▸ Dataset rows:
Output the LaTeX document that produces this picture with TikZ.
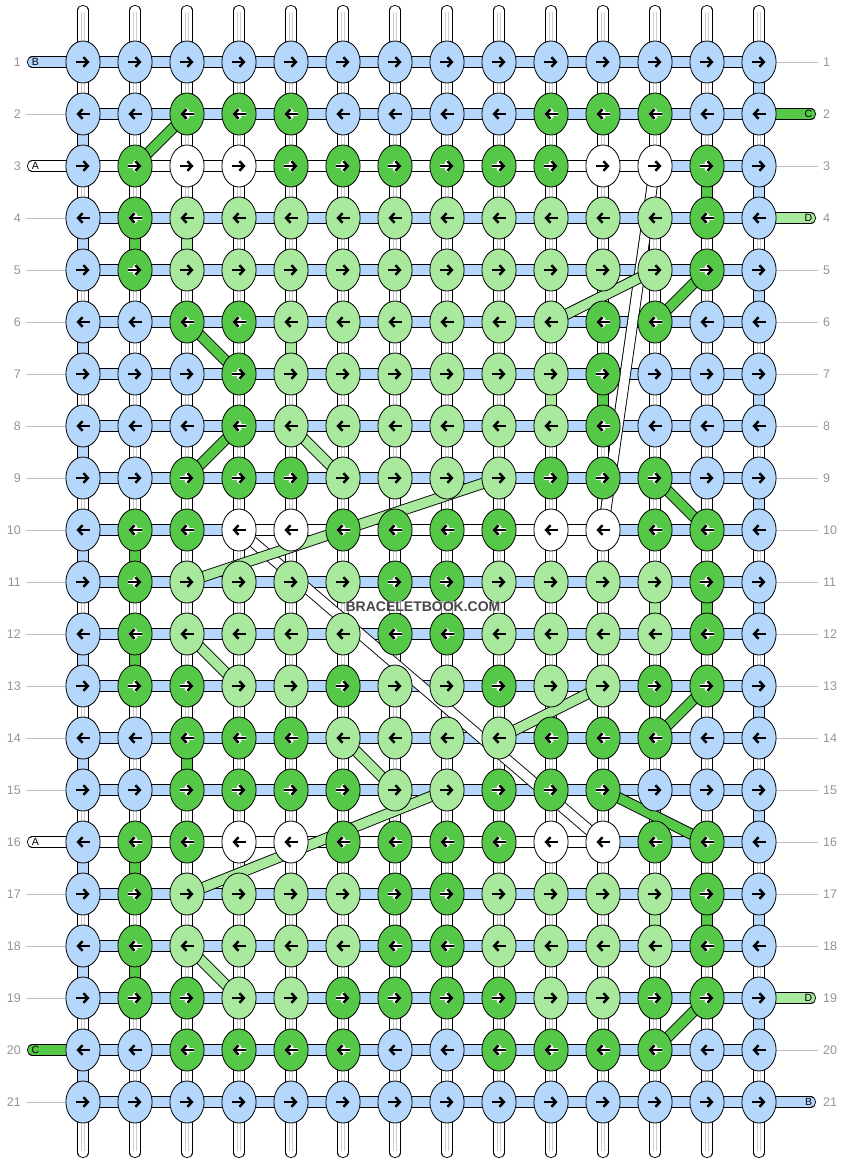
\documentclass[tikz,border=0pt]{standalone}
\usepackage{fontspec}
\setmainfont{Liberation Sans}
\usetikzlibrary{shapes.geometric,arrows.meta,backgrounds}
\definecolor{knotB}{HTML}{B4D7FB}
\definecolor{knotG}{HTML}{56C848}
\definecolor{knotL}{HTML}{A8E99E}
\colorlet{knotW}{white}
\colorlet{haloB}{knotB}
\colorlet{haloG}{white}
\colorlet{haloL}{knotL}
\colorlet{haloW}{white}
\colorlet{rulegray}{black!25}
\colorlet{numgray}{black!42}

\begin{document}
\begin{tikzpicture}[x=1pt,y=-1pt]
\useasboundingbox (0,0) rectangle (844,1164);
\tikzset{KnotStyle/.style ={ellipse, draw, line width=0.8pt, minimum width=34.2pt, minimum height=42pt, inner sep=0pt}}
\tikzset{ThreadStyle/.style ={line width=0.9pt, double=#1, double distance=9.4pt}}
\tikzset{StubStyle/.style ={ThreadStyle=#1, line cap=round}}
\tikzset{ArrowStyle/.style ={line width=2.4pt, -{Straight Barb[length=4.5pt,width=9.5pt]}}}
\tikzset{RowNumStyle/.style ={text=numgray, inner sep=0pt, font=\fontsize{12.5}{14}\selectfont}}
\tikzset{TagStyle/.style ={inner sep=0pt, font=\fontsize{10.5}{12}\selectfont}}
\tikzset{MarkStyle/.style ={text=black!72, fill=white, fill opacity=.55, text opacity=1, inner sep=1pt, font=\bfseries\fontsize{14}{16}\selectfont}}
\foreach \r/\row in {
  1/{B,B,B,B,B,B,B,B,B,B,B,B,B,B},
  2/{B,B,G,G,G,B,B,B,B,G,G,G,B,B},
  3/{B,G,W,W,G,G,G,G,G,G,W,W,G,B},
  4/{B,G,L,L,L,L,L,L,L,L,L,L,G,B},
  5/{B,G,L,L,L,L,L,L,L,L,L,L,G,B},
  6/{B,B,G,G,L,L,L,L,L,L,G,G,B,B},
  7/{B,B,B,G,L,L,L,L,L,L,G,B,B,B},
  8/{B,B,B,G,L,L,L,L,L,L,G,B,B,B},
  9/{B,B,G,G,G,L,L,L,L,G,G,G,B,B},
  10/{B,G,G,W,W,G,G,G,G,W,W,G,G,B},
  11/{B,G,L,L,L,L,G,G,L,L,L,L,G,B},
  12/{B,G,L,L,L,L,G,G,L,L,L,L,G,B},
  13/{B,G,G,L,L,G,L,L,G,L,L,G,G,B},
  14/{B,B,G,G,G,L,L,L,L,G,G,G,B,B},
  15/{B,B,G,G,G,G,L,L,G,G,G,B,B,B},
  16/{B,G,G,W,W,G,G,G,G,W,W,G,G,B},
  17/{B,G,L,L,L,L,G,G,L,L,L,L,G,B},
  18/{B,G,L,L,L,L,G,G,L,L,L,L,G,B},
  19/{B,G,G,L,L,G,G,G,G,L,L,G,G,B},
  20/{B,B,G,G,G,G,B,B,G,G,G,G,B,B},
  21/{B,B,B,B,B,B,B,B,B,B,B,B,B,B}}{
  \foreach \k [count=\c] in \row {
    \node[KnotStyle, fill=knot\k] (k-\r-\c) at ({31+52*\c},{10+52*\r}) {};
    \ifodd\r \def\dir{1}\else \def\dir{-1}\fi
    \draw[ArrowStyle, draw=halo\k, line width=4.4pt] ([xshift={-6.6*(\dir)}]k-\r-\c.center) -- ([xshift={6.6*(\dir)}]k-\r-\c.center);
    \draw[ArrowStyle] ([xshift={-6.6*(\dir)}]k-\r-\c.center) -- ([xshift={6.6*(\dir)}]k-\r-\c.center);
  }
}
\begin{scope}[on background layer]
\foreach \c in {1,...,14}{
  \coordinate (T-\c) at ({31+52*\c},10.5);
  \coordinate (U-\c) at ({31+52*\c},1152.5);
  \draw[StubStyle=white] (T-\c) -- (U-\c);
  \draw[black!20, line width=3.6pt, shorten <=1.5pt, shorten >=1.5pt] (T-\c) -- (U-\c);
  \draw[white, line width=2.2pt, shorten <=1.5pt, shorten >=1.5pt] (T-\c) -- (U-\c);
}
\foreach \r [evaluate=\r as \s using int(\r+1)] in {2,4,...,20}
  \draw[ThreadStyle=knotB] (k-\r-1.center) -- (k-\s-1.center);
\foreach \r [evaluate=\r as \s using int(\r+1)] in {1,3,...,19}
  \draw[ThreadStyle=knotB] (k-\r-14.center) -- (k-\s-14.center);
\foreach \c/\r/\k [evaluate=\r as \s using int(\r+1)] in {2/4/G,2/10/G,2/12/G,2/16/G,2/18/G,3/4/L,3/14/G,5/6/L,10/7/L,11/7/G,12/11/L,12/17/L,13/3/G,13/11/G,13/17/G}
  \draw[ThreadStyle=knot\k] (k-\r-\c.center) -- (k-\s-\c.center);
\foreach \r in {1,...,21}
  \draw[ThreadStyle=knotB] (k-\r-1.center) -- (k-\r-14.center);
\foreach \a/\b in {3-1/3-12,10-4/10-11,16-1/16-11}
  \draw[ThreadStyle=white] (k-\a.center) -- (k-\b.center);
\foreach \r in {2,4,5,6,7,8,9,10,11,12,13,14,15,17,18,19,21}{
  \coordinate (gl-\r) at (26,{10+52*\r});
  \draw[rulegray, line width=0.8pt] (gl-\r) -- (k-\r-1.center);
}
\foreach \r in {1,3,5,6,7,8,9,10,11,12,13,14,15,16,17,18,20}{
  \coordinate (gr-\r) at (818,{10+52*\r});
  \draw[rulegray, line width=0.8pt] (k-\r-14.center) -- (gr-\r);
}
\foreach \r/\k in {1/B,3/W,16/W,20/G}{
  \coordinate (L-\r) at (32.5,{10+52*\r});
  \draw[StubStyle=knot\k] (L-\r) -- (k-\r-1.center);
}
\foreach \r/\k in {2/G,4/L,19/L,21/B}{
  \coordinate (R-\r) at (810.5,{10+52*\r});
  \draw[StubStyle=knot\k] (k-\r-14.center) -- (R-\r);
}
\foreach \a/\b in {3-12/10-11,10-4/16-11}
  \draw[ThreadStyle=white] (k-\a.center) -- (k-\b.center);
\foreach \a/\b/\k in {2-3/3-2/G,5-12/6-10/L,5-13/6-12/G,6-3/7-4/G,8-4/9-3/G,8-5/9-6/L,9-9/11-3/L,9-12/10-13/G,12-3/13-4/L,13-11/14-9/L,13-13/14-12/G,14-6/15-7/L,15-8/17-3/L,15-11/16-13/G,18-3/19-4/L,19-13/20-12/G}
  \draw[ThreadStyle=knot\k] (k-\a.center) -- (k-\b.center);
\end{scope}
\foreach \r in {1,...,21}{
  \node[RowNumStyle, anchor=east] (nl-\r) at (21,{10+52*\r}) {\r};
  \node[RowNumStyle, anchor=west] (nr-\r) at (823,{10+52*\r}) {\r};
}
\foreach \r/\t in {1/B,3/A,16/A,20/C}
  \node[TagStyle] (tl-\r) at ([xshift=3pt]L-\r) {\t};
\foreach \r/\t in {2/C,4/D,19/D,21/B}
  \node[TagStyle] (tr-\r) at ([xshift=-2pt]R-\r) {\t};
\node[MarkStyle] (mark) at (423,607) {BRACELETBOOK.COM};
\end{tikzpicture}
\end{document}
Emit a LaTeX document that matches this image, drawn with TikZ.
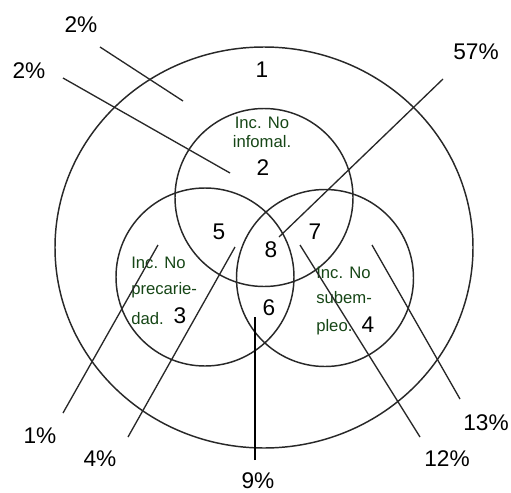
\documentclass[tikz,border=0pt]{standalone}
\usepackage{fontspec}
\setmainfont{Liberation Sans}
\definecolor{txtgreen}{RGB}{22,70,22}
\definecolor{linegray}{RGB}{40,40,40}
\begin{document}
\begin{tikzpicture}[x=0.75pt,y=-0.75pt,
  ring/.style={draw=linegray,line width=1.1pt},
  pointer/.style={draw=linegray,line width=1pt},
  num/.style={inner sep=0pt,font=\fontsize{17}{19}\selectfont},
  pct/.style={inner sep=0pt,font=\fontsize{17}{19}\selectfont},
  gtxt/.style={inner sep=0pt,text=txtgreen,font=\fontsize{12.5}{14}\selectfont},
  gtxtl/.style={gtxt,anchor=west}]
\path[use as bounding box] (0,0) rectangle (511,493);
% circles
\draw[ring] (264,247.5) ellipse [x radius=209, y radius=200.5];
\draw[ring] (264,197.5) circle [radius=89];
\draw[ring] (205,277) circle [radius=89];
\draw[ring] (325,278) circle [radius=88.5];
% region numbers
\node[num] (n1) at (262,70) {1};
\node[num] (n2) at (263,168) {2};
\node[num] (n5) at (219,232) {5};
\node[num] (n7) at (315,232) {7};
\node[num] (n8) at (271,250) {8};
\node[num] (n6) at (269,308) {6};
\node[num] (n3) at (180,316) {3};
\node[num] (n4) at (368,325) {4};
% green labels
\node[gtxt] (i2a) at (262,123) {Inc. No};
\node[gtxt] (i2b) at (262,142) {infomal.};
\node[gtxtl] (i3a) at (131,263) {Inc. No};
\node[gtxtl] (i3b) at (131,290) {precarie-};
\node[gtxtl] (i3c) at (131,319) {dad.};
\node[gtxtl] (i4a) at (316,273) {Inc. No};
\node[gtxtl] (i4b) at (316,298) {subem-};
\node[gtxtl] (i4c) at (316,327) {pleo.};
% percentages
\node[pct] (pA) at (81,25) {2\%};
\node[pct] (pB) at (29,71) {2\%};
\node[pct] (pC) at (476,52) {57\%};
\node[pct] (pD) at (40,436) {1\%};
\node[pct] (pE) at (100,459) {4\%};
\node[pct] (pF) at (258,481) {9\%};
\node[pct] (pG) at (447,459) {12\%};
\node[pct] (pH) at (486,423) {13\%};
% pointer ends
\coordinate (a1) at (100,47);  \coordinate (a2) at (183,101);
\coordinate (b1) at (63,78);   \coordinate (b2) at (230,173);
\coordinate (c1) at (443,79);  \coordinate (c2) at (279,237);
\coordinate (d1) at (63,413);  \coordinate (d2) at (158,245);
\coordinate (e1) at (128,437); \coordinate (e2) at (235,247);
\coordinate (f1) at (255,460); \coordinate (f2) at (255,317);
\coordinate (g1) at (420,437); \coordinate (g2) at (300,245);
\coordinate (h1) at (460,399); \coordinate (h2) at (372,245);
\draw[pointer] (a1) -- (a2);
\draw[pointer] (b1) -- (b2);
\draw[pointer] (c1) -- (c2);
\draw[pointer] (d1) -- (d2);
\draw[pointer] (e1) -- (e2);
\draw[pointer,draw=black] (f1) -- (f2);
\draw[pointer] (g1) -- (g2);
\draw[pointer] (h1) -- (h2);
\end{tikzpicture}
\end{document}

▸ Exercise:
Pull out every line of the entries that includes the word "LaTeX".

▸ Solution to this task:
Output the LaTeX document that produces this picture with TikZ.
Emit a LaTeX document that matches this image, drawn with TikZ.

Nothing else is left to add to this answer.